--- start of PROVIDED DATA ---

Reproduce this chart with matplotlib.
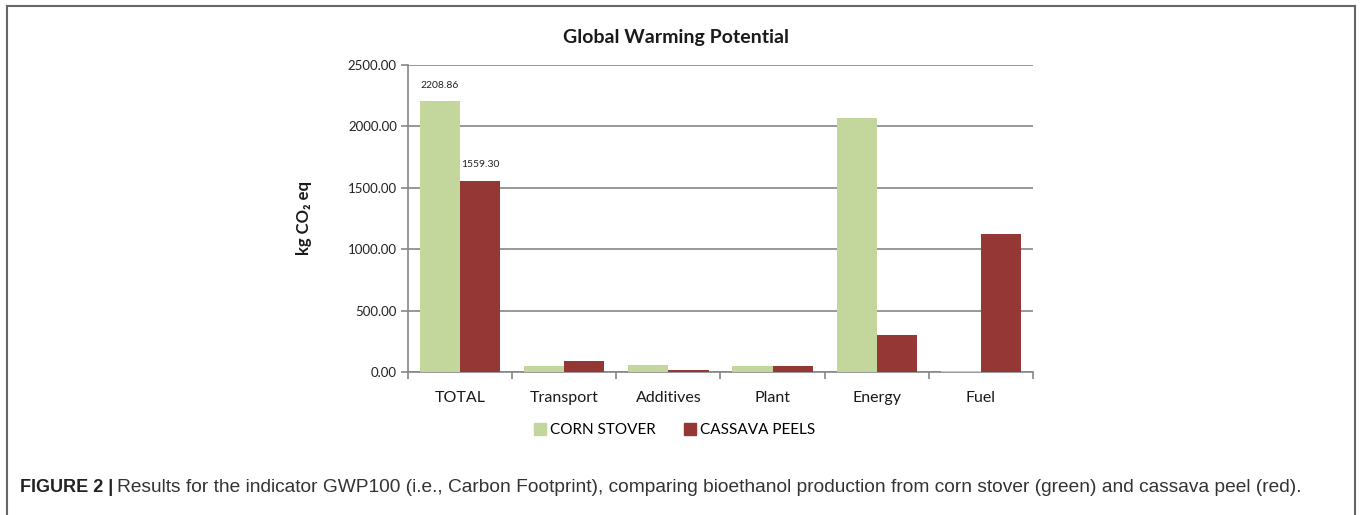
import matplotlib
matplotlib.use("Agg")
import matplotlib.pyplot as plt
from matplotlib.lines import Line2D
from matplotlib.patches import Patch
import numpy as np

categories = ["TOTAL", "Transport", "Additives", "Plant", "Energy", "Fuel"]
corn_stover = [2208.86, 46, 57, 46, 2068, 8]
cassava_peels = [1559.30, 87, 15, 46, 299, 1123]
series_names = ["CORN STOVER", "CASSAVA PEELS"]
yticks = [0, 500, 1000, 1500, 2000, 2500]

green = "#C3D69B"
red = "#953735"
grid_gray = "#868686"
font = ["Lato", "DejaVu Sans"]

plt.rcParams["font.family"] = font

fig = plt.figure(figsize=(13.63, 5.15), dpi=100)
ax = fig.add_axes([0.2993, 0.2777, 0.4586, 0.5961])

x = np.arange(len(categories))
w = 0.385
ax.bar(x - w / 2, corn_stover, w, color=green, zorder=3)
ax.bar(x + w / 2, cassava_peels, w, color=red, zorder=3)

# value labels only on the TOTAL group
ax.text(x[0] - w / 2, corn_stover[0] + 90, f"{corn_stover[0]:.2f}",
        ha="center", va="bottom", fontsize=7.5, color="#222222")
ax.text(x[0] + w / 2, cassava_peels[0] + 90, f"{cassava_peels[0]:.2f}",
        ha="center", va="bottom", fontsize=7.5, color="#222222")

ax.set_xlim(-0.5, len(categories) - 0.5)
ax.set_ylim(0, 2500)
ax.set_yticks(yticks)
ax.set_yticklabels([f"{v:.2f}" for v in yticks], fontsize=9.5, color="#222222")
ax.yaxis.grid(True, color=grid_gray, linewidth=1.2, zorder=0)
ax.set_axisbelow(True)

ax.set_xticks(x)
ax.set_xticklabels(categories, fontsize=11.5, color="#1a1a1a")
ax.set_xticks(np.arange(len(categories) + 1) - 0.5, minor=True)
ax.tick_params(axis="x", which="major", length=0, pad=14)
ax.tick_params(axis="x", which="minor", length=5, color=grid_gray, width=1.2)
ax.tick_params(axis="y", length=5, color=grid_gray, width=1.2, pad=3)

for side in ["top", "right"]:
    ax.spines[side].set_visible(False)
for side in ["left", "bottom"]:
    ax.spines[side].set_color(grid_gray)
    ax.spines[side].set_linewidth(1.2)

fig.text(676 / 1363, 1 - 38 / 515, "Global Warming Potential", fontsize=14,
         fontweight="bold", color="#1a1a1a", ha="center", va="center")
ax.set_ylabel("kg CO\u2082 eq", fontsize=12, fontweight="bold",
              color="#1a1a1a", labelpad=26)

handles = [Patch(color=green), Patch(color=red)]
fig.legend(handles, series_names, loc="center", bbox_to_anchor=(0.495, 0.165),
           ncol=2, frameon=False, fontsize=11, handlelength=0.8,
           handleheight=0.8, handletextpad=0.3, columnspacing=1.8)

# outer frame (top, left, right)
frame_kw = dict(color="#666666", linewidth=1.5, transform=fig.transFigure)
fig.add_artist(Line2D([7 / 1363, 1355 / 1363], [1 - 6 / 515, 1 - 6 / 515], **frame_kw))
fig.add_artist(Line2D([7 / 1363, 7 / 1363], [0, 1 - 6 / 515], **frame_kw))
fig.add_artist(Line2D([1355 / 1363, 1355 / 1363], [0, 1 - 6 / 515], **frame_kw))

# caption
cap_font = ["Liberation Sans", "DejaVu Sans"]
t1 = fig.text(20 / 1363, 1 - 488 / 515, "FIGURE 2 |", fontsize=13, fontweight="bold",
              family=cap_font, va="center", color="#222222")
fig.canvas.draw()
bb = t1.get_window_extent(fig.canvas.get_renderer())
fig.text(bb.x1 / fig.bbox.width + 4 / 1363, 1 - 488 / 515,
         "Results for the indicator GWP100 (i.e., Carbon Footprint), comparing "
         "bioethanol production from corn stover (green) and cassava peel (red).",
         fontsize=13.8, family=cap_font, va="center", color="#333333")

fig.savefig("out.png", dpi=100)
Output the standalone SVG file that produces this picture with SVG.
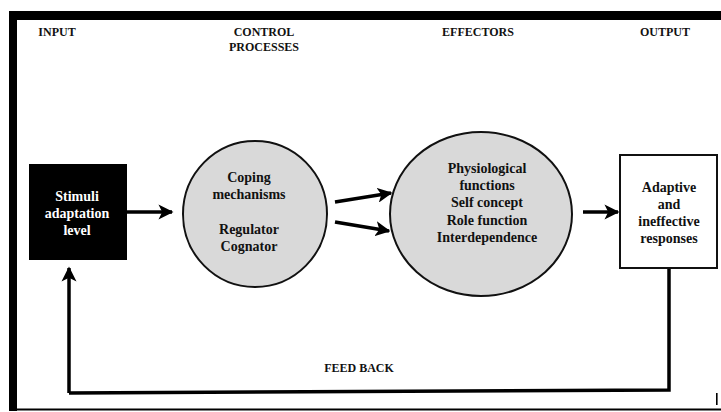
<svg xmlns="http://www.w3.org/2000/svg" width="721" height="412" viewBox="0 0 721 412">
<style>
text{font-family:"Liberation Serif","Times New Roman",serif;font-weight:bold;fill:#111;text-anchor:middle}
.h{font-size:12px}
.t{font-size:14px}
.w{fill:#fff}
.c{fill:#d9d9d9;stroke:#111;stroke-width:2}
.con{fill:none;stroke:#000;stroke-width:3.5}
</style>
<defs>
<marker id="ah" viewBox="0 0 10 10" refX="9" refY="5" markerWidth="4.3" markerHeight="4.3" orient="auto" markerUnits="strokeWidth">
<path d="M0,0 L10,5 L0,10 L2.5,5 Z" fill="#000"/>
</marker>
</defs>
<rect x="0" y="0" width="721" height="412" fill="#fff"/>
<g id="frame">
<rect x="9" y="11" width="712" height="9" fill="#000"/>
<rect x="9" y="11" width="8" height="400" fill="#000"/>
<rect x="9" y="408.5" width="712" height="2" fill="#000"/>
<rect x="716" y="393" width="1.6" height="12" fill="#000"/>
</g>
<g id="headers">
<text class="h" x="57" y="36">INPUT</text>
<text class="h" x="264" y="36">CONTROL</text>
<text class="h" x="264" y="51">PROCESSES</text>
<text class="h" x="478" y="36">EFFECTORS</text>
<text class="h" x="665" y="36">OUTPUT</text>
</g>
<g id="connectors">
<line class="con" x1="127" y1="212" x2="172" y2="212" marker-end="url(#ah)"/>
<line class="con" x1="335" y1="202" x2="391" y2="193" marker-end="url(#ah)"/>
<line class="con" x1="335" y1="222" x2="389" y2="231" marker-end="url(#ah)"/>
<line class="con" x1="583" y1="212" x2="618" y2="212" marker-end="url(#ah)"/>
<polyline class="con" points="669,268 669,390 69,393" />
<line class="con" x1="69" y1="393" x2="69" y2="268" marker-end="url(#ah)"/>
<text class="h" x="359" y="372">FEED BACK</text>
</g>
<g id="stimuli">
<rect x="29" y="164" width="98" height="96" fill="#000"/>
<text class="t w" x="77" y="201">Stimuli</text>
<text class="t w" x="77" y="218">adaptation</text>
<text class="t w" x="77" y="235">level</text>
</g>
<g id="control">
<ellipse class="c" cx="255" cy="214" rx="72" ry="73"/>
<text class="t" x="249" y="182">Coping</text>
<text class="t" x="249" y="199">mechanisms</text>
<text class="t" x="249" y="234">Regulator</text>
<text class="t" x="249" y="251">Cognator</text>
</g>
<g id="effectors">
<ellipse class="c" cx="481" cy="214" rx="91" ry="82"/>
<text class="t" x="487" y="173">Physiological</text>
<text class="t" x="487" y="190">functions</text>
<text class="t" x="487" y="207">Self concept</text>
<text class="t" x="487" y="225">Role function</text>
<text class="t" x="487" y="242">Interdependence</text>
</g>
<g id="output">
<rect x="620" y="155" width="97" height="113" fill="#fff" stroke="#111" stroke-width="2"/>
<text class="t" x="669" y="192">Adaptive</text>
<text class="t" x="669" y="209">and</text>
<text class="t" x="669" y="226">ineffective</text>
<text class="t" x="669" y="243">responses</text>
</g>
</svg>
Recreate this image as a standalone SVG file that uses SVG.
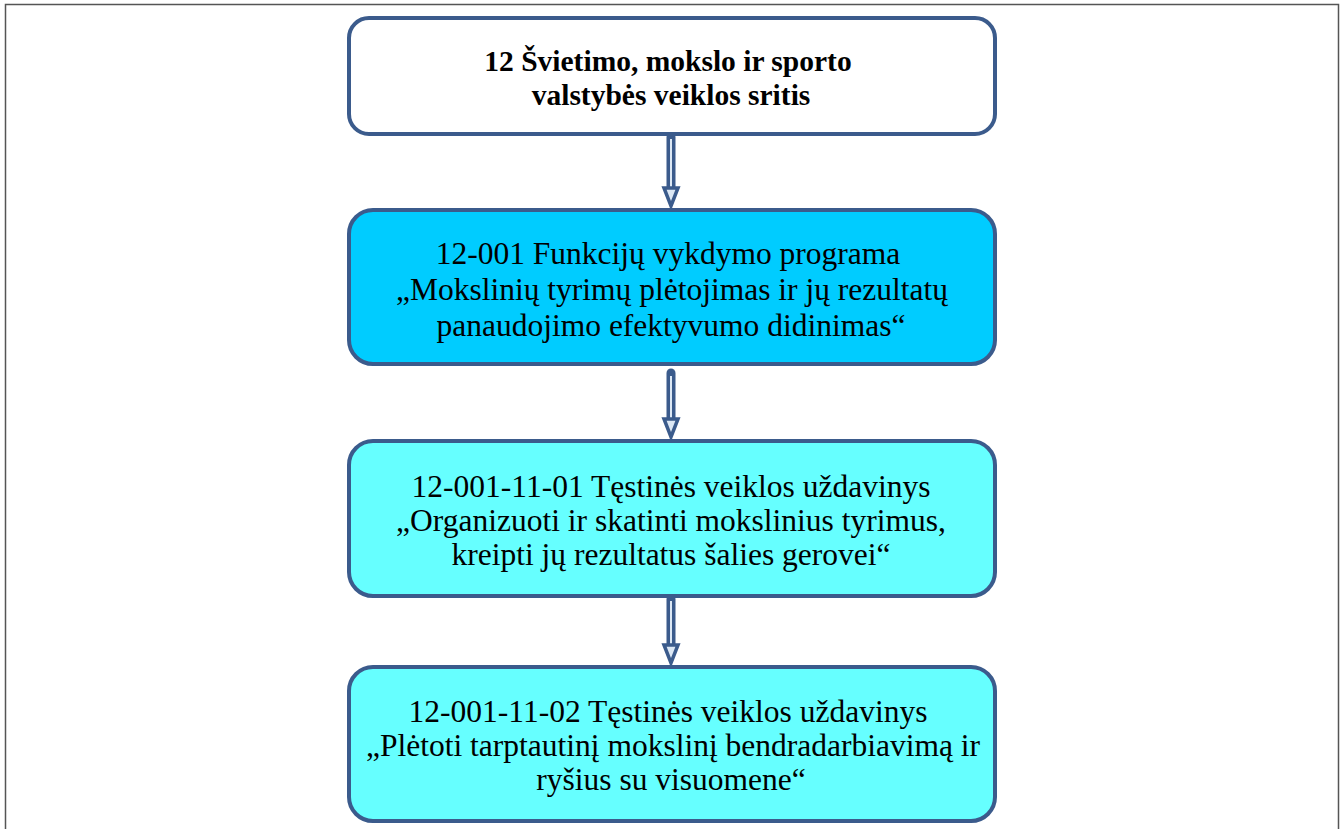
<svg xmlns="http://www.w3.org/2000/svg" width="1342" height="829" viewBox="0 0 1342 829">
<style>
.box{stroke:#3b5b8c;stroke-width:4}
.t{font-family:"Liberation Serif","DejaVu Serif",serif;font-size:31.5px;fill:#000;text-anchor:middle}
.b{font-weight:bold;font-size:29.5px}
.shaft{stroke:#3b5b8c;stroke-width:9;fill:none;stroke-linecap:round}
.core{stroke:#dce8f5;stroke-width:2;fill:none}
.head{fill:#dce8f5;stroke:#3b5b8c;stroke-width:3.5;stroke-linejoin:miter}
</style>
<rect x="0" y="0" width="1342" height="829" fill="#fff"/>
<path d="M5.5 829 V4.5 H1338.5 V829" fill="none" stroke="#555" stroke-width="1.5"/>
<g id="connectors">
<g id="c1"><line class="shaft" x1="671" y1="137" x2="671" y2="190"/><line class="core" x1="671" y1="139" x2="671" y2="194"/><path class="head" d="M664 188 L678 188 L671 206 Z"/></g>
<g id="c2"><line class="shaft" x1="671" y1="373" x2="671" y2="421"/><line class="core" x1="671" y1="376" x2="671" y2="425"/><path class="head" d="M664 419 L678 419 L671 437 Z"/></g>
<g id="c3"><line class="shaft" x1="671" y1="599" x2="671" y2="646"/><line class="core" x1="671" y1="601" x2="671" y2="650"/><path class="head" d="M664 645 L678 645 L671 663 Z"/></g>
</g>
<g id="n1"><rect class="box" x="349" y="18" width="646" height="116" rx="20" fill="#fff"/>
<text class="t b" x="668" y="71">12 Švietimo, mokslo ir sporto</text>
<text class="t b" x="671" y="105">valstybės veiklos sritis</text></g>
<g id="n2"><rect class="box" x="349" y="210" width="646" height="154" rx="24" fill="#00ccff"/>
<text class="t" x="668" y="264">12-001 Funkcijų vykdymo programa</text>
<text class="t" x="672" y="300">„Mokslinių tyrimų plėtojimas ir jų rezultatų</text>
<text class="t" x="671" y="336">panaudojimo efektyvumo didinimas“</text></g>
<g id="n3"><rect class="box" x="349" y="441" width="646" height="155" rx="24" fill="#66ffff"/>
<text class="t" x="671" y="497">12-001-11-01 Tęstinės veiklos uždavinys</text>
<text class="t" x="671" y="531">„Organizuoti ir skatinti mokslinius tyrimus,</text>
<text class="t" x="671" y="565">kreipti jų rezultatus šalies gerovei“</text></g>
<g id="n4"><rect class="box" x="349" y="667" width="646" height="154" rx="24" fill="#66ffff"/>
<text class="t" x="668" y="722">12-001-11-02 Tęstinės veiklos uždavinys</text>
<text class="t" x="673" y="756">„Plėtoti tarptautinį mokslinį bendradarbiavimą ir</text>
<text class="t" x="671" y="790">ryšius su visuomene“</text></g>
</svg>
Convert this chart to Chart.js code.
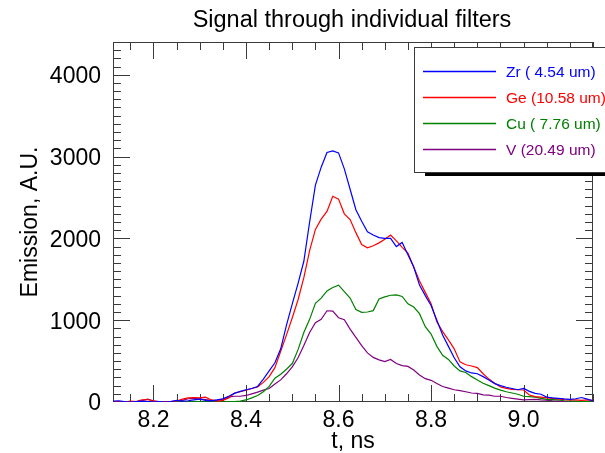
<!DOCTYPE html>
<html>
<head>
<meta charset="utf-8">
<script src="https://cdn.jsdelivr.net/npm/chart.js@4"></script>
<style>
  body { margin: 0; background: #fff; }
  canvas { display: block; }
</style>
</head>
<body>
<canvas id="filters-viz" width="605" height="453"></canvas>
<script>
// Sample times (ns)
var times = [ 8.1125, 8.125, 8.1375, 8.15, 8.1625, 8.175, 8.1875, 8.2, 8.2125, 8.225,
              8.2375, 8.25, 8.2625, 8.275, 8.2875, 8.3, 8.3125, 8.325, 8.3375, 8.35,
              8.3625, 8.375, 8.3875, 8.4, 8.4125, 8.425, 8.4375, 8.45, 8.4625, 8.475,
              8.4875, 8.5, 8.5125, 8.525, 8.5375, 8.55, 8.5625, 8.575, 8.5875, 8.6,
              8.6125, 8.625, 8.6375, 8.65, 8.6625, 8.675, 8.6875, 8.7, 8.7125, 8.725,
              8.7375, 8.75, 8.7625, 8.775, 8.7875, 8.8, 8.8125, 8.825, 8.8375, 8.85,
              8.8625, 8.875, 8.8875, 8.9, 8.9125, 8.925, 8.9375, 8.95, 8.9625, 8.975,
              8.9875, 9.0, 9.0125, 9.025, 9.0375, 9.05, 9.0625, 9.075, 9.0875, 9.1,
              9.1125, 9.125, 9.1375, 9.15 ];

// Emission through each filter (A.U.)
var zr = [ 10, 15, 5, 0, 5, 10, 5, 0, 5, 0,
           5, 20, 10, 15, 25, 35, 20, 15, 25, 40,
           70, 105, 130, 150, 165, 190, 280, 380, 480, 650,
           940, 1200, 1450, 1720, 2200, 2650, 2870, 3050, 3070, 3045,
           2850, 2600, 2350, 2210, 2080, 2042, 2010, 2000, 2000, 1900,
           1950, 1800, 1650, 1430, 1300, 1180, 1000, 820, 680, 540,
           430, 380, 355, 345, 310, 270, 225, 200, 180, 165,
           150, 165, 130, 105, 95, 60, 50, 45, 38, 33,
           40, 55, 35, 15 ];
var ge = [ 0, 5, 0, 10, 5, 25, 30, 10, 0, 5,
           5, 10, 35, 50, 55, 50, 60, 25, 10, 20,
           50, 110, 125, 145, 165, 185, 240, 310, 420, 620,
           820, 1030, 1250, 1520, 1850, 2110, 2235, 2330, 2515, 2480,
           2300, 2230, 2070, 1925, 1885, 1910, 1945, 1990, 2040, 1970,
           1890, 1820, 1650, 1480, 1340, 1200, 980, 860, 760, 650,
           490, 455, 440, 420, 345, 280, 230, 185, 167, 155,
           150, 147, 85, 65, 60, 50, 45, 38, 30, 25,
           25, 20, 25, 20 ];
var cu = [ 0, 0, 5, 0, 0, 5, 0, 0, 5, 0,
           0, 5, 0, 0, 5, 5, 0, 0, 5, 0,
           5, 5, 10, 25, 50, 80, 125, 190, 290, 340,
           400, 470, 640, 850, 1010, 1205, 1270, 1358, 1400, 1428,
           1350, 1270, 1130, 1095, 1100, 1117, 1260, 1285, 1305, 1310,
           1290, 1200, 1160, 1080, 920, 830, 680, 570, 520, 440,
           380, 360, 310, 270, 230, 200, 170, 145, 125, 110,
           95, 70, 65, 60, 45, 33, 30, 25, 15, 10,
           10, 5, 5, 15 ];
var v  = [ 5, 5, 0, 5, 5, 15, 35, 15, 5, 5,
           5, 10, 20, 40, 45, 40, 30, 20, 20, 35,
           60, 70, 70, 80, 100, 120, 145, 165, 220, 270,
           345, 430, 540, 690, 850, 970, 1010, 1115, 1110, 1030,
           1005, 890, 790, 690, 600, 545, 515, 493, 520, 470,
           445, 435, 390, 330, 285, 265, 225, 190, 170, 150,
           140, 125, 110, 105, 88, 85, 70, 70, 55, 45,
           35, 25, 30, 33, 25, 22, 15, 10, 5, 5,
           5, 5, 5, 10 ];

var seriesLabels = [ 'Zr ( 4.54 um)', 'Ge (10.58 um)', 'Cu ( 7.76 um)', 'V (20.49 um)' ];
var seriesColors = [ '#0000ff', '#ff0000', '#008000', '#800080' ];

var xTickValues = [ 8.2, 8.4, 8.6, 8.8, 9.0 ];
var yTickValues = [ 0, 1000, 2000, 3000, 4000 ];

var FONT = "'Liberation Sans', Arial, Helvetica, sans-serif";
var AXIS_COLOR = '#3a3a3a';

function toPoints(yValues) {
	return times.map(function(t, i) { return { x: t, y: yValues[i] }; });
}

// IDL-style box with inward ticks on all four sides
var frameTicks = {
	id: 'frameTicks',
	beforeDatasetsDraw: function(chart) {
		var ctx = chart.ctx, a = chart.chartArea;
		var xs = chart.scales.x, ys = chart.scales.y;
		ctx.save();
		ctx.strokeStyle = AXIS_COLOR;
		ctx.lineWidth = 1;
		ctx.strokeRect(Math.round(a.left) + 0.5, Math.round(a.top) + 0.5,
		               Math.round(a.right - a.left) - 1, Math.round(a.bottom - a.top) - 1);
		ctx.beginPath();
		// x ticks every 0.05 ns, major every 0.2
		for (var k = 163; k <= 183; k++) {
			var px = Math.round(xs.getPixelForValue(k * 0.05)) + 0.5;
			var len = (k % 4 === 0) ? 17 : 8;
			ctx.moveTo(px, a.bottom); ctx.lineTo(px, a.bottom - len);
			ctx.moveTo(px, a.top); ctx.lineTo(px, a.top + len);
		}
		// y ticks every 100, major every 1000
		for (var j = 1; j < 44; j++) {
			var py = Math.round(ys.getPixelForValue(j * 100)) + 0.5;
			var l2 = (j % 10 === 0) ? 17 : 8;
			ctx.moveTo(a.left, py); ctx.lineTo(a.left + l2, py);
			ctx.moveTo(a.right, py); ctx.lineTo(a.right - l2, py);
		}
		ctx.stroke();
		ctx.restore();
	}
};

// Boxed legend with drop shadow in the upper right, plus the title
var boxLegend = {
	id: 'boxLegend',
	afterDatasetsDraw: function(chart) {
		var ctx = chart.ctx;
		var bx = 414, by = 47, bw = 260, bh = 125;
		ctx.save();
		ctx.fillStyle = '#000';
		ctx.fillRect(bx + 11, by + 10, bw, bh - 6);
		ctx.fillStyle = '#fff';
		ctx.fillRect(bx, by, bw, bh);
		ctx.strokeStyle = AXIS_COLOR;
		ctx.lineWidth = 1;
		ctx.strokeRect(bx + 0.5, by + 0.5, bw, bh);
		ctx.font = '15.5px ' + FONT;
		ctx.textBaseline = 'middle';
		ctx.textAlign = 'left';
		chart.data.datasets.forEach(function(ds, i) {
			var ry = Math.round(by + 24 + i * 26) + 0.5;
			ctx.strokeStyle = seriesColors[i];
			ctx.lineWidth = 1.3;
			ctx.beginPath();
			ctx.moveTo(bx + 9, ry);
			ctx.lineTo(bx + 82, ry);
			ctx.stroke();
			ctx.fillStyle = seriesColors[i];
			ctx.fillText(ds.label, bx + 92, ry + 1);
		});
		ctx.restore();
	},
	afterDraw: function(chart) {
		var ctx = chart.ctx;
		ctx.save();
		ctx.fillStyle = '#000';
		ctx.font = '23.5px ' + FONT;
		ctx.textAlign = 'center';
		ctx.textBaseline = 'middle';
		ctx.fillText('Signal through individual filters', 352, 21);
		ctx.restore();
	}
};

var aDatasets = seriesLabels.map(function(lbl, i) {
	return {
		label: lbl,
		data: toPoints([ zr, ge, cu, v ][i]),
		borderColor: seriesColors[i],
		backgroundColor: seriesColors[i],
		borderWidth: 1.2,
		pointRadius: 0,
		tension: 0,
		fill: false
	};
});

var cfg = {
	type: 'line',
	data: { datasets: aDatasets },
	options: {
		responsive: false,
		animation: false,
		layout: { padding: { top: 42, right: 12, left: 0, bottom: 0 } },
		plugins: {
			legend: { display: false },
			title: { display: false },
			tooltip: { enabled: false }
		},
		scales: {
			x: {
				type: 'linear',
				min: 8.1125,
				max: 9.15,
				grid: { display: false },
				border: { display: false },
				afterBuildTicks: function(s) { s.ticks = xTickValues.map(function(t) { return { value: t }; }); },
				afterFit: function(s) { s.height = 51; },
				ticks: {
					autoSkip: false, maxRotation: 0, padding: -3, color: '#000',
					font: { family: FONT, size: 23 },
					callback: function(val) { return val.toFixed(1); }
				},
				title: { display: true, text: 't, ns', color: '#000', padding: { top: 0, bottom: -2 },
				         font: { family: FONT, size: 23 } }
			},
			y: {
				min: 0,
				max: 4400,
				grid: { display: false },
				border: { display: false },
				afterBuildTicks: function(s) { s.ticks = yTickValues.map(function(t) { return { value: t }; }); },
				afterFit: function(s) { s.width = 113; },
				ticks: {
					autoSkip: false, padding: 4, labelOffset: 2, color: '#000',
					font: { family: FONT, size: 23 },
					callback: function(val) { return String(val); }
				},
				title: { display: true, text: 'Emission, A.U.', color: '#000',
				         padding: { top: 17, bottom: 0 },
				         font: { family: FONT, size: 23 } }
			}
		}
	},
	plugins: [ frameTicks, boxLegend ]
};

new Chart(document.getElementById('filters-viz'), cfg);
</script>
</body>
</html>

--- end of PROVIDED DATA ---

**REQUEST:** Copy exactly, and copy only, the lines from the one with "Convert this chart to Chart.js code." to the one with "9.1125, 9.125, 9.1375, 9.15 ];", ends included. Pictures are not part of the copy.

**THE REPLY:**
Convert this chart to Chart.js code.
<!DOCTYPE html>
<html>
<head>
<meta charset="utf-8">
<script src="https://cdn.jsdelivr.net/npm/chart.js@4"></script>
<style>
  body { margin: 0; background: #fff; }
  canvas { display: block; }
</style>
</head>
<body>
<canvas id="filters-viz" width="605" height="453"></canvas>
<script>
// Sample times (ns)
var times = [ 8.1125, 8.125, 8.1375, 8.15, 8.1625, 8.175, 8.1875, 8.2, 8.2125, 8.225,
              8.2375, 8.25, 8.2625, 8.275, 8.2875, 8.3, 8.3125, 8.325, 8.3375, 8.35,
              8.3625, 8.375, 8.3875, 8.4, 8.4125, 8.425, 8.4375, 8.45, 8.4625, 8.475,
              8.4875, 8.5, 8.5125, 8.525, 8.5375, 8.55, 8.5625, 8.575, 8.5875, 8.6,
              8.6125, 8.625, 8.6375, 8.65, 8.6625, 8.675, 8.6875, 8.7, 8.7125, 8.725,
              8.7375, 8.75, 8.7625, 8.775, 8.7875, 8.8, 8.8125, 8.825, 8.8375, 8.85,
              8.8625, 8.875, 8.8875, 8.9, 8.9125, 8.925, 8.9375, 8.95, 8.9625, 8.975,
              8.9875, 9.0, 9.0125, 9.025, 9.0375, 9.05, 9.0625, 9.075, 9.0875, 9.1,
              9.1125, 9.125, 9.1375, 9.15 ];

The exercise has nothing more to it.